Stated exercise → The lines from the top of the material below through the line containing "d3.scaleLinear().domain([0, 100]).range([m.bottom, m.top]);" are to be printed exactly, with pictures omitted.

--- START OF Source data ---

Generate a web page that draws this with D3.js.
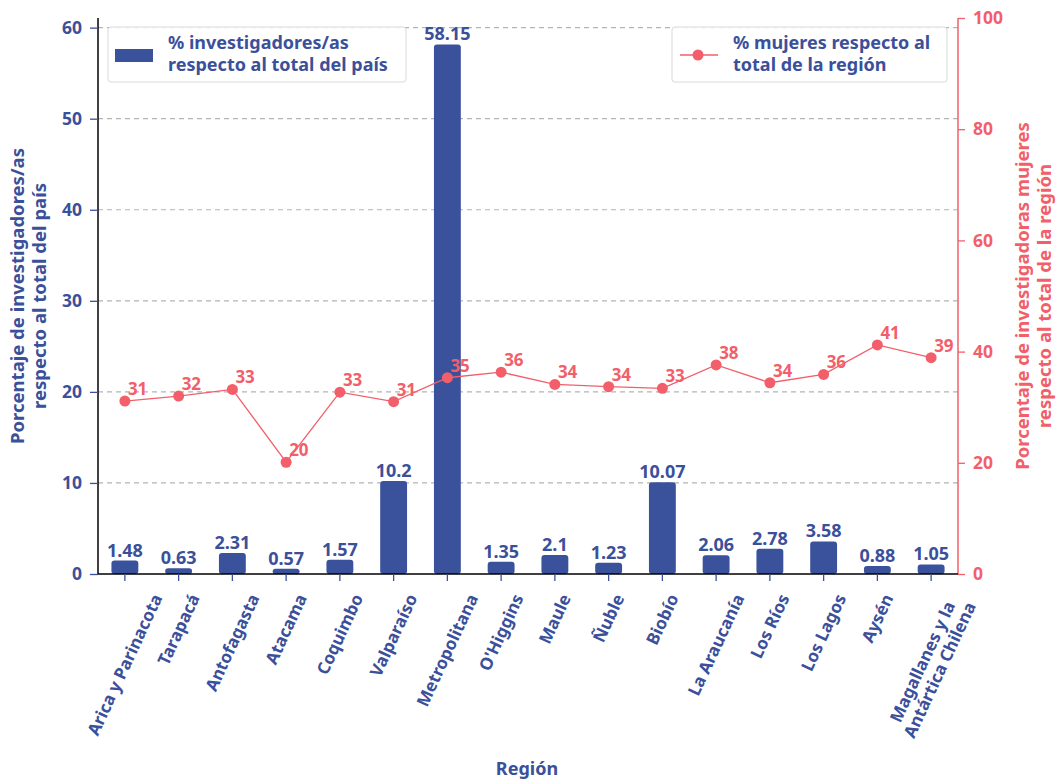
<!DOCTYPE html>
<html>
<head>
<meta charset="utf-8">
<script src="https://cdn.jsdelivr.net/npm/d3@7"></script>
<style>
  html, body { margin: 0; padding: 0; background: #fff; }
  svg text { font-family: "Noto Sans", "Open Sans", sans-serif; font-weight: bold; }
</style>
</head>
<body>
<svg id="chart" width="1057" height="782"></svg>
<script>
// Regions and their series
const regiones = ["Arica y Parinacota", "Tarapacá", "Antofagasta", "Atacama", "Coquimbo",
  "Valparaíso", "Metropolitana", "O'Higgins", "Maule", "Ñuble", "Biobío",
  "La Araucanía", "Los Ríos", "Los Lagos", "Aysén", "Magallanes y la\nAntártica Chilena"];
const pctInvestigadores = [1.48, 0.63, 2.31, 0.57, 1.57, 10.2, 58.15, 1.35, 2.1, 1.23, 10.07, 2.06, 2.78, 3.58, 0.88, 1.05];
const pctMujeres = [31.1, 32.0, 33.2, 20.1, 32.7, 31.0, 35.3, 36.3, 34.1, 33.7, 33.4, 37.6, 34.4, 35.9, 41.2, 38.9];
const ticksIzq = [0, 10, 20, 30, 40, 50, 60];
const ticksDer = [0, 20, 40, 60, 80, 100];

const AZUL = "#3a529b";
const TEXTO = "#3b509a";
const ROJO = "#f25f6a";

const svg = d3.select("#chart");
const m = { left: 98, right: 958, top: 18, bottom: 574 };

const x = d3.scaleBand().domain(regiones).range([m.left, m.right]).padding(0);
const yL = d3.scaleLinear().domain([0, 58.15 * 1.05]).range([m.bottom, m.top]);
const yR = d3.scaleLinear().domain([0, 100]).range([m.bottom, m.top]);

// dashed grid on the left axis ticks
svg.append("g").selectAll("line").data(ticksIzq.filter(d => d > 0)).join("line")
  .attr("x1", m.left).attr("x2", m.right)
  .attr("y1", d => yL(d)).attr("y2", d => yL(d))
  .attr("stroke", "#b4b4b4").attr("stroke-width", 1.2).attr("stroke-dasharray", "5,4");

// bars with rounded tops
const bw = x.bandwidth() * 0.5;
svg.append("g").selectAll("rect").data(pctInvestigadores).join("rect")
  .attr("x", (d, i) => x(regiones[i]) + x.bandwidth() / 2 - bw / 2)
  .attr("y", d => yL(d))
  .attr("width", bw)
  .attr("height", d => yL(0) - yL(d))
  .attr("rx", 3).attr("fill", AZUL);

svg.append("g").selectAll("text").data(pctInvestigadores).join("text")
  .attr("x", (d, i) => x(regiones[i]) + x.bandwidth() / 2)
  .attr("y", d => yL(d) - 4)
  .attr("text-anchor", "middle").attr("font-size", 18).attr("fill", TEXTO)
  .text(d => String(d));

// women share line
const cx = i => x(regiones[i]) + x.bandwidth() / 2;
svg.append("path").datum(pctMujeres)
  .attr("d", d3.line().x((d, i) => cx(i)).y(d => yR(d)))
  .attr("fill", "none").attr("stroke", ROJO).attr("stroke-width", 1.3);
svg.append("g").selectAll("circle").data(pctMujeres).join("circle")
  .attr("cx", (d, i) => cx(i)).attr("cy", d => yR(d)).attr("r", 5.5).attr("fill", ROJO);
svg.append("g").selectAll("text").data(pctMujeres).join("text")
  .attr("x", (d, i) => cx(i) + 3).attr("y", d => yR(d) - 6)
  .attr("font-size", 17).attr("fill", ROJO)
  .text(d => d3.format(".0f")(d));

// axes
const axL = svg.append("g").attr("transform", `translate(${m.left},0)`)
  .call(d3.axisLeft(yL).tickValues(ticksIzq).tickSize(8).tickPadding(8));
axL.select(".domain").attr("stroke", "#000").attr("stroke-width", 1.5).attr("d", `M0,${m.top}V${m.bottom}`);
axL.selectAll(".tick line").attr("stroke", TEXTO).attr("stroke-width", 1.3);
axL.selectAll(".tick text").attr("fill", TEXTO).attr("font-size", 17.5);

const axR = svg.append("g").attr("transform", `translate(${m.right},0)`)
  .call(d3.axisRight(yR).tickValues(ticksDer).tickSize(7).tickPadding(8));
axR.select(".domain").attr("stroke", ROJO).attr("stroke-width", 1.5).attr("d", `M0,${m.top}V${m.bottom}`);
axR.selectAll(".tick line").attr("stroke", ROJO).attr("stroke-width", 1.3);
axR.selectAll(".tick text").attr("fill", ROJO).attr("font-size", 17.5);

const axB = svg.append("g").attr("transform", `translate(0,${m.bottom})`)
  .call(d3.axisBottom(x).tickSize(7).tickFormat(""));
axB.select(".domain").attr("stroke", "#000").attr("stroke-width", 1.5).attr("d", `M${m.left},0H${m.right}`);
axB.selectAll(".tick line").attr("stroke", TEXTO).attr("stroke-width", 1.3);

// slanted category labels, bounding box centred under each tick
const ang = 65, rad = ang * Math.PI / 180, lh = 19;
const lab = svg.append("g").selectAll("g").data(regiones).join("g");
lab.each(function (name) {
  const g = d3.select(this);
  const lines = name.split("\n");
  const t = g.append("text").attr("text-anchor", "middle").attr("font-size", 17)
    .attr("font-weight", "600").attr("fill", TEXTO);
  lines.forEach((ln, k) => {
    t.append("tspan").attr("x", 0)
      .attr("y", (k - (lines.length - 1) / 2) * lh)
      .attr("dy", "0.35em").text(ln);
  });
  const w = t.node().getBBox().width;
  const h = lines.length * lh - 4;
  const H = w * Math.sin(rad) + h * Math.cos(rad);
  g.attr("transform", `translate(${x(name) + x.bandwidth() / 2},${m.bottom + 18 + H / 2}) rotate(${-ang})`);
});

// axis titles
svg.append("text").attr("x", 527).attr("y", 775).attr("text-anchor", "middle")
  .attr("font-size", 18).attr("fill", TEXTO).text("Región");

const tL = svg.append("text").attr("transform", "translate(29,296) rotate(-90)")
  .attr("text-anchor", "middle").attr("font-size", 18.5).attr("fill", TEXTO);
tL.append("tspan").attr("x", 0).attr("y", -5).text("Porcentaje de investigadores/as");
tL.append("tspan").attr("x", 0).attr("y", 17).text("respecto al total del país");

const tR = svg.append("text").attr("transform", "translate(1034,296) rotate(-90)")
  .attr("text-anchor", "middle").attr("font-size", 18.5).attr("fill", ROJO);
tR.append("tspan").attr("x", 0).attr("y", -5).text("Porcentaje de investigadoras mujeres");
tR.append("tspan").attr("x", 0).attr("y", 17).text("respecto al total de la región");

// legends
const leg1 = svg.append("g");
leg1.append("rect").attr("x", 108).attr("y", 27).attr("width", 298).attr("height", 55)
  .attr("rx", 3).attr("fill", "#fff").attr("fill-opacity", 0.85).attr("stroke", "#d9d9d9");
leg1.append("rect").attr("x", 115).attr("y", 49).attr("width", 38).attr("height", 13).attr("fill", AZUL);
const l1 = leg1.append("text").attr("font-size", 18).attr("fill", TEXTO);
l1.append("tspan").attr("x", 168).attr("y", 49).text("% investigadores/as");
l1.append("tspan").attr("x", 168).attr("y", 71).text("respecto al total del país");

const leg2 = svg.append("g");
leg2.append("rect").attr("x", 672).attr("y", 27).attr("width", 275).attr("height", 55)
  .attr("rx", 3).attr("fill", "#fff").attr("fill-opacity", 0.85).attr("stroke", "#d9d9d9");
leg2.append("line").attr("x1", 680).attr("x2", 718).attr("y1", 55).attr("y2", 55)
  .attr("stroke", ROJO).attr("stroke-width", 1.3);
leg2.append("circle").attr("cx", 698).attr("cy", 55).attr("r", 5.5).attr("fill", ROJO);
const l2 = leg2.append("text").attr("font-size", 18).attr("fill", TEXTO);
l2.append("tspan").attr("x", 733).attr("y", 49).text("% mujeres respecto al");
l2.append("tspan").attr("x", 733).attr("y", 71).text("total de la región");
</script>
</body>
</html>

--- END OF Source data ---

Final result →
Generate a web page that draws this with D3.js.
<!DOCTYPE html>
<html>
<head>
<meta charset="utf-8">
<script src="https://cdn.jsdelivr.net/npm/d3@7"></script>
<style>
  html, body { margin: 0; padding: 0; background: #fff; }
  svg text { font-family: "Noto Sans", "Open Sans", sans-serif; font-weight: bold; }
</style>
</head>
<body>
<svg id="chart" width="1057" height="782"></svg>
<script>
// Regions and their series
const regiones = ["Arica y Parinacota", "Tarapacá", "Antofagasta", "Atacama", "Coquimbo",
  "Valparaíso", "Metropolitana", "O'Higgins", "Maule", "Ñuble", "Biobío",
  "La Araucanía", "Los Ríos", "Los Lagos", "Aysén", "Magallanes y la\nAntártica Chilena"];
const pctInvestigadores = [1.48, 0.63, 2.31, 0.57, 1.57, 10.2, 58.15, 1.35, 2.1, 1.23, 10.07, 2.06, 2.78, 3.58, 0.88, 1.05];
const pctMujeres = [31.1, 32.0, 33.2, 20.1, 32.7, 31.0, 35.3, 36.3, 34.1, 33.7, 33.4, 37.6, 34.4, 35.9, 41.2, 38.9];
const ticksIzq = [0, 10, 20, 30, 40, 50, 60];
const ticksDer = [0, 20, 40, 60, 80, 100];

const AZUL = "#3a529b";
const TEXTO = "#3b509a";
const ROJO = "#f25f6a";

const svg = d3.select("#chart");
const m = { left: 98, right: 958, top: 18, bottom: 574 };

const x = d3.scaleBand().domain(regiones).range([m.left, m.right]).padding(0);
const yL = d3.scaleLinear().domain([0, 58.15 * 1.05]).range([m.bottom, m.top]);
const yR = d3.scaleLinear().domain([0, 100]).range([m.bottom, m.top]);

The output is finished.